Nissan cuts annual operating profit estimate by 14.5% on lower sales

TOKYO, (Reuters) – Nissan Motor slashed its annual operating profit estimate by 14.5% on Friday, citing lower-than-expected vehicle sales and other factors.

Japan’s third-largest automaker by volume now estimates an operating profit of 530 billion yen ($3.43 billion) instead of 620 billion yen for the year that ended in March.
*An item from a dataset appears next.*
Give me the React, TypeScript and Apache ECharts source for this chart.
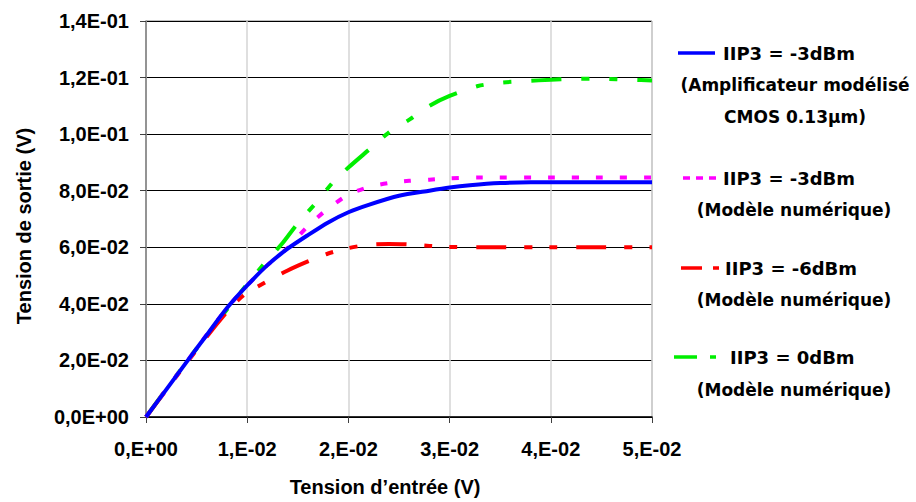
import React, { useEffect, useRef } from "react";
import * as echarts from "echarts";

const blueData: [number, number][] = [
  [0, 0], [0.002, 0.0097], [0.004, 0.0194], [0.006, 0.029], [0.008, 0.0385], [0.01, 0.0465],
  [0.012, 0.0537], [0.014, 0.0595], [0.016, 0.0643], [0.018, 0.0688], [0.02, 0.0724],
  [0.022, 0.075], [0.025, 0.0782], [0.028, 0.08], [0.03, 0.0811], [0.032, 0.0819],
  [0.035, 0.0827], [0.038, 0.083], [0.04, 0.083], [0.045, 0.083], [0.05, 0.083],
];

const magentaData: [number, number][] = [
  [0, 0], [0.004, 0.0194], [0.008, 0.0385], [0.01, 0.0465], [0.012, 0.0537], [0.014, 0.0598],
  [0.016, 0.0675], [0.018, 0.0737], [0.02, 0.0786], [0.022, 0.0813], [0.024, 0.0827],
  [0.026, 0.0835], [0.028, 0.0839], [0.03, 0.0844], [0.033, 0.0847], [0.04, 0.0847],
  [0.045, 0.0847], [0.05, 0.0847],
];

const redData: [number, number][] = [
  [0, 0], [0.002, 0.0096], [0.004, 0.019], [0.006, 0.0284], [0.008, 0.0372], [0.009, 0.041],
  [0.01, 0.044], [0.012, 0.048], [0.014, 0.0518], [0.016, 0.055], [0.018, 0.0578],
  [0.02, 0.0597], [0.022, 0.0609], [0.024, 0.0612], [0.026, 0.061], [0.028, 0.0605],
  [0.03, 0.0601], [0.035, 0.06], [0.04, 0.06], [0.045, 0.06], [0.05, 0.06],
];

const greenData: [number, number][] = [
  [0, 0], [0.004, 0.0195], [0.008, 0.038], [0.01, 0.047], [0.012, 0.0555], [0.0135, 0.0615],
  [0.015, 0.0685], [0.0167, 0.0753], [0.0186, 0.0835], [0.02, 0.0882], [0.0221, 0.0947],
  [0.0239, 0.1003], [0.0261, 0.1053], [0.028, 0.11], [0.03, 0.1135], [0.0328, 0.117],
  [0.035, 0.1182], [0.0376, 0.1188], [0.04, 0.1192], [0.042, 0.1195], [0.045, 0.1196],
  [0.048, 0.1192], [0.05, 0.119],
];

const legendMain = ["IIP3 = -3dBm", "IIP3 = -3dBm", "IIP3 = -6dBm", "IIP3 = 0dBm"];
const legendSub = ["(Amplificateur modélisé", "(Modèle numérique)", "(Modèle numérique)", "(Modèle numérique)"];
const legendSub2 = "CMOS 0.13µm)";

const yTitle = "Tension de sortie (V)";
const xTitle = "Tension d\u2019entrée (V)";

function sciY(v: number): string {
  if (Math.abs(v) < 1e-12) return "0,0E+00";
  const e = Math.floor(Math.log10(v) + 1e-9);
  const m = v / Math.pow(10, e);
  const s = m.toFixed(1).replace(".", ",");
  const es = (e < 0 ? "-" : "+") + String(Math.abs(e)).padStart(2, "0");
  return s + "E" + es;
}

function sciX(v: number): string {
  if (Math.abs(v) < 1e-12) return "0,E+00";
  const e = Math.floor(Math.log10(v) + 1e-9);
  const m = Math.round(v / Math.pow(10, e));
  const es = (e < 0 ? "-" : "+") + String(Math.abs(e)).padStart(2, "0");
  return m + ",E" + es;
}

export default function App() {
  const ref = useRef<HTMLDivElement>(null);
  useEffect(() => {
    if (!ref.current) return;
    const chart = echarts.init(ref.current, null, { renderer: "svg" });
    const axisFont = "Liberation Sans, Arial, sans-serif";
    const legFont = "DejaVu Sans, sans-serif";
    const legText = (x: number, y: number, text: string, align: string, size: number) => ({
      type: "text",
      x,
      y,
      style: {
        text,
        fill: "#000",
        font: `bold ${size}px ${legFont}`,
        textAlign: align,
        textVerticalAlign: "middle",
      },
    });
    const legLine = (x1: number, x2: number, y: number, color: string, dash: number[] | null) => ({
      type: "line",
      shape: { x1, y1: y, x2, y2: y },
      style: { stroke: color, lineWidth: 3.5, lineDash: dash || undefined },
    });
    const lineSeries = (name: string, data: [number, number][], color: string, type: any, z: number) => ({
      name,
      type: "line",
      data,
      showSymbol: false,
      smooth: 0.25,
      lineStyle: { color, width: 4, type, cap: "butt" },
      z,
    });
    chart.setOption({
      animation: false,
      backgroundColor: "#fff",
      grid: {
        left: 146,
        right: 264,
        top: 21,
        bottom: 85,
        show: true,
        borderColor: "#808080",
        borderWidth: 1,
      },
      xAxis: {
        type: "value",
        min: 0,
        max: 0.05,
        interval: 0.01,
        axisLine: { show: true, onZero: false, lineStyle: { color: "#000", width: 1.5 } },
        axisTick: { show: true, inside: false, length: 6, lineStyle: { color: "#404040" } },
        axisLabel: {
          formatter: (v: number) => sciX(v),
          color: "#000",
          fontSize: 20,
          fontWeight: "bold",
          fontFamily: axisFont,
          margin: 22,
        },
        splitLine: { show: true, lineStyle: { color: "#d4d4d4", width: 1.5 } },
      },
      yAxis: {
        type: "value",
        min: 0,
        max: 0.14,
        interval: 0.02,
        axisLine: { show: true, lineStyle: { color: "#808080", width: 1.5 } },
        axisTick: { show: true, inside: false, length: 6, lineStyle: { color: "#404040" } },
        axisLabel: {
          formatter: (v: number) => sciY(v),
          color: "#000",
          fontSize: 20,
          fontWeight: "bold",
          fontFamily: axisFont,
          margin: 17,
        },
        splitLine: { show: true, lineStyle: { color: "#000", width: 1.2 } },
      },
      series: [
        lineSeries("green", greenData, "#00ee00", [30, 20, 8, 20, 8, 20], 2),
        lineSeries("red", redData, "#ff0000", [30, 18, 8, 17, 8, 19], 3),
        lineSeries("magenta", magentaData, "#ff00ff", [7, 17], 4),
        lineSeries("blue", blueData, "#0000ff", "solid", 5),
      ],
      graphic: [
        {
          type: "text",
          x: 24,
          y: 226,
          rotation: Math.PI / 2,
          style: {
            text: yTitle,
            fill: "#000",
            font: `bold 20px ${axisFont}`,
            textAlign: "center",
            textVerticalAlign: "middle",
          },
        },
        {
          type: "text",
          x: 385,
          y: 487,
          style: {
            text: xTitle,
            fill: "#000",
            font: `bold 20px ${axisFont}`,
            textAlign: "center",
            textVerticalAlign: "middle",
          },
        },
        legLine(678, 715, 53, "#0000ff", null),
        legText(723, 53, legendMain[0], "left", 18),
        legText(795, 85, legendSub[0], "center", 17),
        legText(795, 117, legendSub2, "center", 17),
        legLine(683, 718, 178, "#ff00ff", [7, 6]),
        legText(723, 178, legendMain[1], "left", 18),
        legText(794, 210, legendSub[1], "center", 17),
        legLine(681, 719, 268, "#ff0000", [21, 11, 6, 20]),
        legText(725, 268, legendMain[2], "left", 18),
        legText(794, 300, legendSub[2], "center", 17),
        legLine(674, 716, 357, "#00ee00", [23, 13, 6, 20]),
        legText(730, 357, legendMain[3], "left", 18),
        legText(794, 390, legendSub[3], "center", 17),
      ],
    });
    return () => chart.dispose();
  }, []);
  return (
    <div
      ref={ref}
      style={{ position: "fixed", left: 0, top: 0, width: 916, height: 502 }}
    />
  );
}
Net profit is now estimated at 370 billion yen instead of 390 billion yen.

Nissan said its vehicle sales would total 3.44 million vehicles for the year, lowering its estimate just two months after a revision down to 3.55 million units partly due to a weak performance in China.

CEO Makoto Uchida told a press conference that the impact of intensifying competition in the U.S. market, the New Year’s Day earthquake on Japan’s Noto peninsula and disruptions to shipping in the Red Sea hurt its sales.

Nissan’s quarterly sales performance was also hurt by stronger-than-expected U.S. demand for hybrids, Uchida said, a trend that has especially benefited rival Japanese automaker Toyota.

The profit forecast downgrade was partly due to Nissan giving support to suppliers after finding that it would be hard to hit its original sales targets for some models in the latest update to its mid-term business plan, Uchida said.

He added that this support was not related to Japan’s fair trade watchdog, which called out Nissan last month for a violation of the subcontractor act by underpaying 36 suppliers by about 3 billion yen over a roughly two-year period from January 2021.

Nissan’s new expected full-year operating profit for the financial year that just ended would still be 40% higher than a 377 billion yen profit in the prior one that ran to March 31, 2023.